Nicholas Standish

Emeritus Professor

Citation delivered by Professor Valerie Linton, Executive Dean of the Faculty of Engineering and Information Sciences, University of Wollongong on the occasion of the admission of Nicholas Standish as an Emeritus Professor of the University of 18 July 2018.


 

An exceptional man forged in exceptional times, Professor Nick Standish’s life and career has been nothing short of remarkable. As he recounts in his 2017 memoir, Survival and Success, “there were so many near misses that I shouldn’t be here”. Professor Standish’s life has been one marked by such extremes, sometimes tempered by luck, but more often driven by his own indomitable resourcefulness, ingenuity and commitment, that his survival through World War II, to his success at the frontiers of metallurgy come as no surprise. As an academic of world renown and reputation, who has been with the University of Wollongong since its formative days, we are certainly glad for those near misses, for his contributions to the University over these decades have been considerable.

Born in Yugoslavia in 1932, Professor Standish was forced to flee his home during World War II. At the age of only twelve, he was conscripted into the German Air Force as a cadet. In the aftermath of the war, he spent time in a succession of displaced persons camps throughout Europe before becoming an assisted migrant, which brought him to Australia’s shores in 1949. Drawn to metallurgy, in 1957 he completed a Diploma at Sydney Technical College, and went on to attain a Bachelor of Science and a Master of Science from the University of New South Wales between 1959 and 1961, and a PhD from the University of Otago, New Zealand in 1965.

Nick’s intellectual ambitions were made clear early on when he submitted his PhD proposal for developing innovative extractive metallurgy techniques in 1961. He had asked for £20,000 to pursue his project and to set up a department in that speciality. That was of course an extraordinary sum of money at the time and the Vice-Chancellor told him that the University simply couldn’t fund it. Instead, the VC told Nick that Lord Rutherford, another New Zealander, and incidentally the father of modern nuclear physics, had had to make do with ping pong balls and string for his project, and so Standish would also have to make do with a considerably more modest budget. Nick must at least have been quietly pleased with the comparison to Lord Rutherford! He was also told that he had been chosen because the University had confidence and trust in him and his considerable talents, and knew, in echo of his early life, that he innately understood what was needed and what could be done without.

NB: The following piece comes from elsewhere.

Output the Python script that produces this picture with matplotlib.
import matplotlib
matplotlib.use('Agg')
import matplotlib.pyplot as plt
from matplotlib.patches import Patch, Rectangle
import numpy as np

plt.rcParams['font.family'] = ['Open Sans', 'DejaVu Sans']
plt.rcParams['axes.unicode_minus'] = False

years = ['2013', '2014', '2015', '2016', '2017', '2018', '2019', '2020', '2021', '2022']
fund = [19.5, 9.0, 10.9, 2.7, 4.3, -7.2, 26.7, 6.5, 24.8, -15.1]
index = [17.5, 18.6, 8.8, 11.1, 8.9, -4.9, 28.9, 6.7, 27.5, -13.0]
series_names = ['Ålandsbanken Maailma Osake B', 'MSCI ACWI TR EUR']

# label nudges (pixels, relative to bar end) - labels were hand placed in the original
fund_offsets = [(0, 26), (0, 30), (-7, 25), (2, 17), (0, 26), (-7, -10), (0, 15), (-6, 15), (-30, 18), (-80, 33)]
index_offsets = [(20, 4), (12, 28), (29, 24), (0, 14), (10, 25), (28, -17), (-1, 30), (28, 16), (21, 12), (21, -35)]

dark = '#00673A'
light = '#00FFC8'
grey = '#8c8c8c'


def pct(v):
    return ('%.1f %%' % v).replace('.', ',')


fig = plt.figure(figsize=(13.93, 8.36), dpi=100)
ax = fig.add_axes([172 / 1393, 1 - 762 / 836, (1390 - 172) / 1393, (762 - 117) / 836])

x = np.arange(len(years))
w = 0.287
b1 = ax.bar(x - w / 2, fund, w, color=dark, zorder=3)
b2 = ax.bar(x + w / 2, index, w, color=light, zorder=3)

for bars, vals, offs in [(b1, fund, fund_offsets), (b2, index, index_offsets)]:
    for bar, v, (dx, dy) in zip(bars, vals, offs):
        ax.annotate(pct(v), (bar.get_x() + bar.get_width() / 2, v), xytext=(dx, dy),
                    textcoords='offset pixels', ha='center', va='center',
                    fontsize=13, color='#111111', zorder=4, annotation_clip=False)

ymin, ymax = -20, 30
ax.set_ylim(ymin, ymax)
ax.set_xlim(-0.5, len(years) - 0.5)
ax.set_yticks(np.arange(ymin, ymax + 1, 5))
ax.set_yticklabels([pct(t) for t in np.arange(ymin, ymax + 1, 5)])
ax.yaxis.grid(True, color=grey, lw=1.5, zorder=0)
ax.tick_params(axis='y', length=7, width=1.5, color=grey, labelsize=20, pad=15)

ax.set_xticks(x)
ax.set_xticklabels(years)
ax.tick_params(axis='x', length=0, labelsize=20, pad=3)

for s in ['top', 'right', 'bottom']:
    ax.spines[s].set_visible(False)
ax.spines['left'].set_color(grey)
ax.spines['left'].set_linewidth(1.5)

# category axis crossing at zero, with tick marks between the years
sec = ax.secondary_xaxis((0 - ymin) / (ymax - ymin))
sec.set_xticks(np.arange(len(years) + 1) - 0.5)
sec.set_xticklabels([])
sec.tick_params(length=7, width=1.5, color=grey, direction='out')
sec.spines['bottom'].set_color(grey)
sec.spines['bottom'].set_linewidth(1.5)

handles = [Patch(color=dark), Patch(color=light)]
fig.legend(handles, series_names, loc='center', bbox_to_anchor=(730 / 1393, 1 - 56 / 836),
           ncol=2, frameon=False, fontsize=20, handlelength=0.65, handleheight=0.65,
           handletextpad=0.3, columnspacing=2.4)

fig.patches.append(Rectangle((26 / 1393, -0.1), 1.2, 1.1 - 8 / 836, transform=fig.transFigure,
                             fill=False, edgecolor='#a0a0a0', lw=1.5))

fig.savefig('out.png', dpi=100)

And so, Professor Standish has made the most of every opportunity that has come along, and has created many more of his own – mostly, it must be said, for his colleagues and other students. He has supervised a very impressive total of 34 PhD and Master of Science research students through to their graduations and took on an additional 24 Master of Engineering students, supervising their coursework projects to completion. Nick has taught a wide variety of subjects in the areas of blast furnace technology, heat transfer, permeability and screening of granular materials and pyrometallurgical applications of microwaves. His career has been founded on innovations into blast furnace aerodynamics, which he pioneered here at UOW in 1975, and which has had wide ramifications for industry world-wide, into the present day. His collaborative research with industry has included BHP Steel, Stelco in Canada and Thyssen-Krupp in Germany. To put his latter achievements into practical context, the four blast furnaces that Professor Standish worked on with Thyssen-Krupp now produce roughly 11.4 million tonnes of hot metal per year, and have outlasted all industry standards. He has also published in the region of 120 papers, including four books and two publications in the prestigious international academic journal, Nature.

Not least amongst his legion of achievements, Professor Standish has also been instrumental in establishing offshore programs for UOW, promoting the University on the international stage. In 1989 he led a team delivering a technical course at the Australia-China Iron and Steel Industry Training Centre in Wuhan, Hubei Province – a project with an overall budget of $15 million. The jewel in his crown of international achievements, however, was the set-up and management of an offshore UOW academic and research cooperative program with PT Krakatau Steel and the Universitas Tirtayasa in Cilegon, Indonesia. This project commenced in 1992 and was the first major sortie of the University into international teaching and research. Nick became Resident Professor in what became known as “The Cilegon Campus of the UOW”, and for many years, travelled back and forth between Indonesia and Australia.

The Krakatau Steel program also crucially seeded the ongoing materials research activities of the Department of Metallurgy at UOW in the early 90s. The blossoming of materials research in this period led to the development of internationally recognised research strengths in advanced materials, extractive metallurgy, steel processing and steel welding, which has contributed tremendously to the current pre-eminence of materials research at UOW.

In 1990, Professor Standish’s outstanding academic and research achievements were recognised by UOW with the award of a University Chair, making him only the second academic of the University to be accorded this honour at that time.

Vice-Chancellor, for his distinguished contributions to the international field of metallurgy, and his exception service and dedication to the University of Wollongong and its research community, it is a pleasure and privilege to present Nicholas Standish for admission as an Emeritus Professor of the University of Wollongong.